━━━ RAW RECORDS ━━━

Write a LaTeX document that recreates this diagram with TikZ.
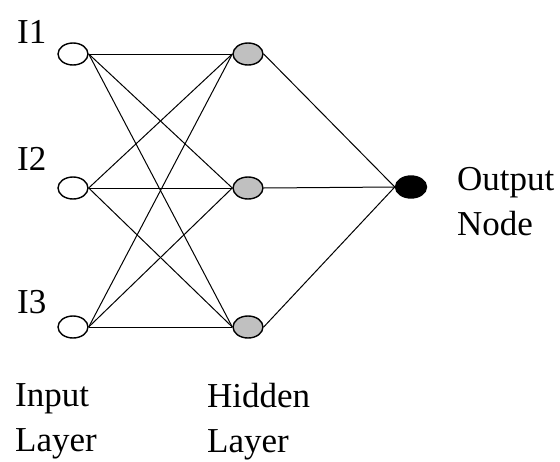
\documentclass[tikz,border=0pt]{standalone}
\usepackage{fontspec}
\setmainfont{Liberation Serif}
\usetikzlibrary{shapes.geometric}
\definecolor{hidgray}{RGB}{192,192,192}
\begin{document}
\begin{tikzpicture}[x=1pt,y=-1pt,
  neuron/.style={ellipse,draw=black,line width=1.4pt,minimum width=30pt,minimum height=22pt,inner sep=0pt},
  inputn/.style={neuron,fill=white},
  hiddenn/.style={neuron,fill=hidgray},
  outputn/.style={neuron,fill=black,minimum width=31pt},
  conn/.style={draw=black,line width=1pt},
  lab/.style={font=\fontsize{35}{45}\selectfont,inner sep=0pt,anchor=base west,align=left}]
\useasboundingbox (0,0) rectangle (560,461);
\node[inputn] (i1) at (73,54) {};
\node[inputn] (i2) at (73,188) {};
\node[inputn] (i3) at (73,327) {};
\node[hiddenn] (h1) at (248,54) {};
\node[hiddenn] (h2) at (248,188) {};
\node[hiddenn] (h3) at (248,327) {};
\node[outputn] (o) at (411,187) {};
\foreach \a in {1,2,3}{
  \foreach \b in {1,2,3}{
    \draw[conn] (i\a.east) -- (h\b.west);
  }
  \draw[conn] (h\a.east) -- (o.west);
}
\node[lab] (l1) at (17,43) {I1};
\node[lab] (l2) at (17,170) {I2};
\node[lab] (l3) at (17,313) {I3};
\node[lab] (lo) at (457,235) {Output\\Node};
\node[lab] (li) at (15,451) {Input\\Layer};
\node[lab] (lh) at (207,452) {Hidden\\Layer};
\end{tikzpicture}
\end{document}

━━━
━━━ RAW RECORDS ━━━

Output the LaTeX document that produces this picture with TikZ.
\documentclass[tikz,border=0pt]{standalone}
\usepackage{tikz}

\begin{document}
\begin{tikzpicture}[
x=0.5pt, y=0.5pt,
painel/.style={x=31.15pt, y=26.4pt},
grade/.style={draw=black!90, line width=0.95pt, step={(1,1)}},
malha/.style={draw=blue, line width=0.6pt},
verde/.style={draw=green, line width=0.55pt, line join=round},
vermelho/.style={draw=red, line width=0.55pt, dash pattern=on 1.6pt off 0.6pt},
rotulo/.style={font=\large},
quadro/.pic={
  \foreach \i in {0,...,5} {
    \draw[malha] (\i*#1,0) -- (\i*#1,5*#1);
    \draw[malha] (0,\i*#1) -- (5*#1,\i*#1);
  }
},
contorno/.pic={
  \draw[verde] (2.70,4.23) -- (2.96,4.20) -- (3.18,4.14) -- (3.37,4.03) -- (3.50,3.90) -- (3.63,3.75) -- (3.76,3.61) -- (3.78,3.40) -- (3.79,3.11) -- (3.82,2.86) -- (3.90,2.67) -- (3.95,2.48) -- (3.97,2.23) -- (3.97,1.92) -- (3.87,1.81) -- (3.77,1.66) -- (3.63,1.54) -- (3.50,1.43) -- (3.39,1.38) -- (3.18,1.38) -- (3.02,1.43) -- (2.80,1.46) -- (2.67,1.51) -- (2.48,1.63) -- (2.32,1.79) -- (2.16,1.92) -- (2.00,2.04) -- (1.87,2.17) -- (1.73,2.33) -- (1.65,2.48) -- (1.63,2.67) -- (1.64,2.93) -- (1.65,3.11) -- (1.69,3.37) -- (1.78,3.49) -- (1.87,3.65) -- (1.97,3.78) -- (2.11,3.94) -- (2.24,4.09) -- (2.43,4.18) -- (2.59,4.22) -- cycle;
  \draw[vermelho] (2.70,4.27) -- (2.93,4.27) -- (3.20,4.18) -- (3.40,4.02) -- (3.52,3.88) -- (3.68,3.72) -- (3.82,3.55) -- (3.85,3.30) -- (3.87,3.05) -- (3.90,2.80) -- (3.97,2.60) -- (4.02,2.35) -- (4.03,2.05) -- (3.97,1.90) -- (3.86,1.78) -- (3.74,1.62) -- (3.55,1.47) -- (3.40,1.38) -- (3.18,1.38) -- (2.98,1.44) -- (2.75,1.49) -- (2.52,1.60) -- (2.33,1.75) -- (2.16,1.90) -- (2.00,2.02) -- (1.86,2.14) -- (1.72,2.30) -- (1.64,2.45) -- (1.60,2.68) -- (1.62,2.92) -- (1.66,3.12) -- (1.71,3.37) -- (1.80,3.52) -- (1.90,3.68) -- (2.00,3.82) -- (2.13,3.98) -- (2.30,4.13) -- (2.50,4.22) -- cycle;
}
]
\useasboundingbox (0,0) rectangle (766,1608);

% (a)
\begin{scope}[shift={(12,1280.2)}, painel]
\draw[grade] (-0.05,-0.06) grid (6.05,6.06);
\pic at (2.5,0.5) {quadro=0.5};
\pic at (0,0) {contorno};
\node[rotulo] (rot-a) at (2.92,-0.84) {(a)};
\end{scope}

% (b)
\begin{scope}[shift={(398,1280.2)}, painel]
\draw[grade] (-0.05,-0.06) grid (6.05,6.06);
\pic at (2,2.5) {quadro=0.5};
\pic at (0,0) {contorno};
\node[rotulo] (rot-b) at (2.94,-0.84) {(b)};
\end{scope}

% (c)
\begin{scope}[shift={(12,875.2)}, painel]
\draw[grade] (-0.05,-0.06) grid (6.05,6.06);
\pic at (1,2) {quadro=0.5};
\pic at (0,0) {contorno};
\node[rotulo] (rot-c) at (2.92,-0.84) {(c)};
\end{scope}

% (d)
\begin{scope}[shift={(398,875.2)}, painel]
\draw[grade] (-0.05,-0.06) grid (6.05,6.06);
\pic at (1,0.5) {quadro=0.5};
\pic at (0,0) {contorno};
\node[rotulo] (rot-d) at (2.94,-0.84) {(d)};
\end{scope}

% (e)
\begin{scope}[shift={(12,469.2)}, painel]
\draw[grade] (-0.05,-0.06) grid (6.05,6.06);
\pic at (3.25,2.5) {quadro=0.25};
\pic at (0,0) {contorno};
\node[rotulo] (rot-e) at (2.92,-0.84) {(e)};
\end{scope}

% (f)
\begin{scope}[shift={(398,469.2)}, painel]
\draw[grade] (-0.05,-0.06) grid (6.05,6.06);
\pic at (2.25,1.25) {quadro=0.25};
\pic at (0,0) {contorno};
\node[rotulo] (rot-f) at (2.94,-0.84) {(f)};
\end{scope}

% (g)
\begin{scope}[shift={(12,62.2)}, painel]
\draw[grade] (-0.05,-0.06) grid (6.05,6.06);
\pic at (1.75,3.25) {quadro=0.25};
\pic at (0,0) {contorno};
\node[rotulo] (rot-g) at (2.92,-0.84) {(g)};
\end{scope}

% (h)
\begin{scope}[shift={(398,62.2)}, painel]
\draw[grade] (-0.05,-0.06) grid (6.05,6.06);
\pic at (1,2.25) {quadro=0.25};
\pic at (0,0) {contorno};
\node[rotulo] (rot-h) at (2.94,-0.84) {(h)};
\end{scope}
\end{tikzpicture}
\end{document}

━━━
━━━ RAW RECORDS ━━━

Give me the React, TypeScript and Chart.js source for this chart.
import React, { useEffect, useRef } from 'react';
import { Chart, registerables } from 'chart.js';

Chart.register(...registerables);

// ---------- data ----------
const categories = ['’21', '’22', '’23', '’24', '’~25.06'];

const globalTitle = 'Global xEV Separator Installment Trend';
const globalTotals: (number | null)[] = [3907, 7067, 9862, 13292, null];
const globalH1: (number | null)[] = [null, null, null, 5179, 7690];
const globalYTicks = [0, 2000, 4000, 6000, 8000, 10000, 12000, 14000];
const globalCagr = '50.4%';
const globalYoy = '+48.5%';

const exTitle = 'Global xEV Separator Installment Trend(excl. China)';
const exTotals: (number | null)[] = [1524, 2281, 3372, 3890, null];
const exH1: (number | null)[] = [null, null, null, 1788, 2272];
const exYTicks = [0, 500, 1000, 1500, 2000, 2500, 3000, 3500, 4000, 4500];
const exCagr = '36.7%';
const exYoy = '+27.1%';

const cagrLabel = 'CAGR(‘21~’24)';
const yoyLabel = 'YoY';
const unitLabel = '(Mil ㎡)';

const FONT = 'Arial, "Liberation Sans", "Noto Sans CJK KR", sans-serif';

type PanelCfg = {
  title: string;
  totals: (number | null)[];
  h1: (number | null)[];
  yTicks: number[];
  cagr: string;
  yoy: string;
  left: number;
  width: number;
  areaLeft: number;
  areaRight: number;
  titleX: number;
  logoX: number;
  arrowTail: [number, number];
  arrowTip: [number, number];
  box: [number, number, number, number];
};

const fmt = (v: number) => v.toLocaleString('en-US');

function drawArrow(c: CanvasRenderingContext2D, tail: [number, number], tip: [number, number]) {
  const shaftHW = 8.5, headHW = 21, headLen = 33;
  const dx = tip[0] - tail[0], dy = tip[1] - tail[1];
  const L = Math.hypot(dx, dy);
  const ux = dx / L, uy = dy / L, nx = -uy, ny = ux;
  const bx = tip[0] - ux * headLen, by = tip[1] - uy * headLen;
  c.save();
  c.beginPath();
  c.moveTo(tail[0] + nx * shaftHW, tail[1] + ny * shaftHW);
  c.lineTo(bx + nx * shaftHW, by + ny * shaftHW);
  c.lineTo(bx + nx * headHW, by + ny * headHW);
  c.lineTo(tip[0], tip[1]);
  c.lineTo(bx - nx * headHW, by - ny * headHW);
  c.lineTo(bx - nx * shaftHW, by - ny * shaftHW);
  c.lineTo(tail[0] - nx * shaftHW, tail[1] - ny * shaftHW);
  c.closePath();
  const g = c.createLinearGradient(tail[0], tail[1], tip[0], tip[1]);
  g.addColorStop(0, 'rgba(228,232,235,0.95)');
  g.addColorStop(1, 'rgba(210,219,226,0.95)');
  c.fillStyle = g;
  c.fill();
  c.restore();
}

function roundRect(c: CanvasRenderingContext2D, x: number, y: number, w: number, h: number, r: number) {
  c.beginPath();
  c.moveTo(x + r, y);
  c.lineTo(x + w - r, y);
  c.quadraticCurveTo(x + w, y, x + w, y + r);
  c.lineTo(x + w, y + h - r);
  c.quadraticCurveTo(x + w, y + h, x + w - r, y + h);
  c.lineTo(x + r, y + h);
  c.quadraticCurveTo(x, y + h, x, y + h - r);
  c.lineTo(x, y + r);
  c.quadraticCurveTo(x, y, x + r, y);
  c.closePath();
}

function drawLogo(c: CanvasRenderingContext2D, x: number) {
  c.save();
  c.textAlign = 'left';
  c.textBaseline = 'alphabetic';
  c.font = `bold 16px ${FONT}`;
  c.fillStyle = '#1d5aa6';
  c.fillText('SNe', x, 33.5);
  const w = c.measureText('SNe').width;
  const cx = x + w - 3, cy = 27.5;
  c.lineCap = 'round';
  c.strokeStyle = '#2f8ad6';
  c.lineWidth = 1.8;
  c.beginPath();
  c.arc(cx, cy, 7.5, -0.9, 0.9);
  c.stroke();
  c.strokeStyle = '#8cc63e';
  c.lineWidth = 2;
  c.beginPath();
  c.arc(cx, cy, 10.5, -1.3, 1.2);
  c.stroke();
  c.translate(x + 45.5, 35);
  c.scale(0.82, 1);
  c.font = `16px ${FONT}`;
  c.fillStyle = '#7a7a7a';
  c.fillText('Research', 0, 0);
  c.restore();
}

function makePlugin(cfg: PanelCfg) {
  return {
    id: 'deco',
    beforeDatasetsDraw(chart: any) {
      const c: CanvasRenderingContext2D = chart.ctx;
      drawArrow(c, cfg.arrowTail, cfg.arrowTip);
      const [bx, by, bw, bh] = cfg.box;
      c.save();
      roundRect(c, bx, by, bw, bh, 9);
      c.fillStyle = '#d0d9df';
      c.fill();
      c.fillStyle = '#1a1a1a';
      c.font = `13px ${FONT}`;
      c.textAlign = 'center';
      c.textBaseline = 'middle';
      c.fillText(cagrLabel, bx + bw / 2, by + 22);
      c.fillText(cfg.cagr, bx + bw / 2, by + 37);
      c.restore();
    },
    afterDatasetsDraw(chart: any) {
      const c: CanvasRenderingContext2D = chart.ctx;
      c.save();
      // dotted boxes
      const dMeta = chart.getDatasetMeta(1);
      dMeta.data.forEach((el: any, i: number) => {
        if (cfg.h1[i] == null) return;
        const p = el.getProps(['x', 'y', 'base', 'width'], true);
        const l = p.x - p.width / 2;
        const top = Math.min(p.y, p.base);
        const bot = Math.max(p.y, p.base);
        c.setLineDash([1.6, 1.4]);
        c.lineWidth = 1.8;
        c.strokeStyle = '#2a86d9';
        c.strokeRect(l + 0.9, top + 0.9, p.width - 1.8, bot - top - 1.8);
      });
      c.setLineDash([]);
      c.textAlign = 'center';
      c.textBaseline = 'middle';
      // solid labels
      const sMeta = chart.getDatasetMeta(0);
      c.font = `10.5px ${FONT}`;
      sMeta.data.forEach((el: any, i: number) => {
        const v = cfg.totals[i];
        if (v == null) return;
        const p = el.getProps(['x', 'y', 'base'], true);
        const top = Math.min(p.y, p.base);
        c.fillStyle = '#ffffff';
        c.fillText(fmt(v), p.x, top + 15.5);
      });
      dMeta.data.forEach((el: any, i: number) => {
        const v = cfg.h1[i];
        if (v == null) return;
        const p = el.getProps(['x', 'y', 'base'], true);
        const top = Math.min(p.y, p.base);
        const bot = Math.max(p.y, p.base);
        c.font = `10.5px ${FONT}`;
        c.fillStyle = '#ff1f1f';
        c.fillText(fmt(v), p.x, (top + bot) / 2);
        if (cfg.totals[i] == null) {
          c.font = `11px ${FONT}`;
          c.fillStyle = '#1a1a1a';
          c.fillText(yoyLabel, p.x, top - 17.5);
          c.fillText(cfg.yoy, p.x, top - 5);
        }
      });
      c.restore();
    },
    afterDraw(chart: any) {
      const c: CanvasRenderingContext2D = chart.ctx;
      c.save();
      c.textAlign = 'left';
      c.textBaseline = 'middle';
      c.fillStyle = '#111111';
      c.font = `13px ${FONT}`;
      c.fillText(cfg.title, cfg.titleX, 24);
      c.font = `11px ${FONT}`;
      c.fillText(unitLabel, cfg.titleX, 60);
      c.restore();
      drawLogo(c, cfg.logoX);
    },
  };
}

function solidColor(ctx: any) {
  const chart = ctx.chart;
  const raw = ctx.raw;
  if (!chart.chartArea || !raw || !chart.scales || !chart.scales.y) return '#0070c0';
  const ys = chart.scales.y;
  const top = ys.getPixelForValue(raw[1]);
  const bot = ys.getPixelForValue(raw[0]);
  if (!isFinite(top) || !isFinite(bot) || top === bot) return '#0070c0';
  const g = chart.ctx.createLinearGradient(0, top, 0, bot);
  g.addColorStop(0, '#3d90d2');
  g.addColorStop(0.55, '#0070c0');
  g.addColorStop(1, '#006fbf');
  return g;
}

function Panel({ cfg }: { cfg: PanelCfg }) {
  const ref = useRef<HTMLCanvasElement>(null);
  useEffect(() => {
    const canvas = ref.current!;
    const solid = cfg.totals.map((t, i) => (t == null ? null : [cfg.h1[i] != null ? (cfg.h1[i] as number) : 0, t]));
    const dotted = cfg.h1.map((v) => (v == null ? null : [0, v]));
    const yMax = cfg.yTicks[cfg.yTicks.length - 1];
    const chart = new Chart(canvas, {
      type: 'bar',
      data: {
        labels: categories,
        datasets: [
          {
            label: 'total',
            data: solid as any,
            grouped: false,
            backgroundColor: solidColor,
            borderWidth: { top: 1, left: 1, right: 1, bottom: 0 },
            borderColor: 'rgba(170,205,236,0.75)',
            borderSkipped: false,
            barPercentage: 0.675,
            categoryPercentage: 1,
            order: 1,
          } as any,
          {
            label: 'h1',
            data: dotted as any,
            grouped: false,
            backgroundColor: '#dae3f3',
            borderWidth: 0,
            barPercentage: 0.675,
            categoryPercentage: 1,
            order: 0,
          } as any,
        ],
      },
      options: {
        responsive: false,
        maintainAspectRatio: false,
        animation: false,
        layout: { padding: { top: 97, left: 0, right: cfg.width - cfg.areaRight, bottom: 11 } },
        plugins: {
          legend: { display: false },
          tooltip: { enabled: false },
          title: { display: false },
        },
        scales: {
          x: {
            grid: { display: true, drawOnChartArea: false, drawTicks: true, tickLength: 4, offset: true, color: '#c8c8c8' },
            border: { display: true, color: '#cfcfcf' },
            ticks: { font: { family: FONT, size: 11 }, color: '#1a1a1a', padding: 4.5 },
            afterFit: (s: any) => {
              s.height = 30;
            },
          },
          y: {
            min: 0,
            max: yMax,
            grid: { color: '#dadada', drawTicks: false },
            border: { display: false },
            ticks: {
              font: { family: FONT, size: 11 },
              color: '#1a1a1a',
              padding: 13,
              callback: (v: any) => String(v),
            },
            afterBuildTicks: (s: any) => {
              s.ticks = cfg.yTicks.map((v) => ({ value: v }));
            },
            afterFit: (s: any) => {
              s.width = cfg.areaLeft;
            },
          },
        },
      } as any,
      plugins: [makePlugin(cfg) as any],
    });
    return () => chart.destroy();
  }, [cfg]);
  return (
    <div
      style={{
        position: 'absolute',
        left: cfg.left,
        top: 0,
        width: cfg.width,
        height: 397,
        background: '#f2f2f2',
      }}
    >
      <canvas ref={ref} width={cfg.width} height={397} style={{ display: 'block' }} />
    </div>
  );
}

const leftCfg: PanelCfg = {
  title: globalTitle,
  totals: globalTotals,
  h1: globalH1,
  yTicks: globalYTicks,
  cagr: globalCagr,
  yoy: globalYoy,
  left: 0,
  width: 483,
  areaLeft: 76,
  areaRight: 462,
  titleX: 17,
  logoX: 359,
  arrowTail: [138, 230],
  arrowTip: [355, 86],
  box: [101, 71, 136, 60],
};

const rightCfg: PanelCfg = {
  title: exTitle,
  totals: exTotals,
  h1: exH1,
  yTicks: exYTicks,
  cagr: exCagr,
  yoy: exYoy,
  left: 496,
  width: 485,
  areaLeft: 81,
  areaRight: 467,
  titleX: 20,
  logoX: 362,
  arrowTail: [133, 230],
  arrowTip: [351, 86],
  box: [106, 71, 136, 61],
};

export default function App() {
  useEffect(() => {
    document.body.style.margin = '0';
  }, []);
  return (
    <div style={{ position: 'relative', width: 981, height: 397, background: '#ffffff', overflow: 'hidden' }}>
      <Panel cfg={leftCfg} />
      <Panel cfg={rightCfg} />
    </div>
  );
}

━━━

*TASK BRIEF:* Reproduce exactly the lines from the line with "Give me the" through the line with "const categories = ['’21', '’22', '’23', '’24', '’~25.06'];", both end lines included, and only those lines.

*FULL SOLUTION:*
Give me the React, TypeScript and Chart.js source for this chart.
import React, { useEffect, useRef } from 'react';
import { Chart, registerables } from 'chart.js';

Chart.register(...registerables);

// ---------- data ----------
const categories = ['’21', '’22', '’23', '’24', '’~25.06'];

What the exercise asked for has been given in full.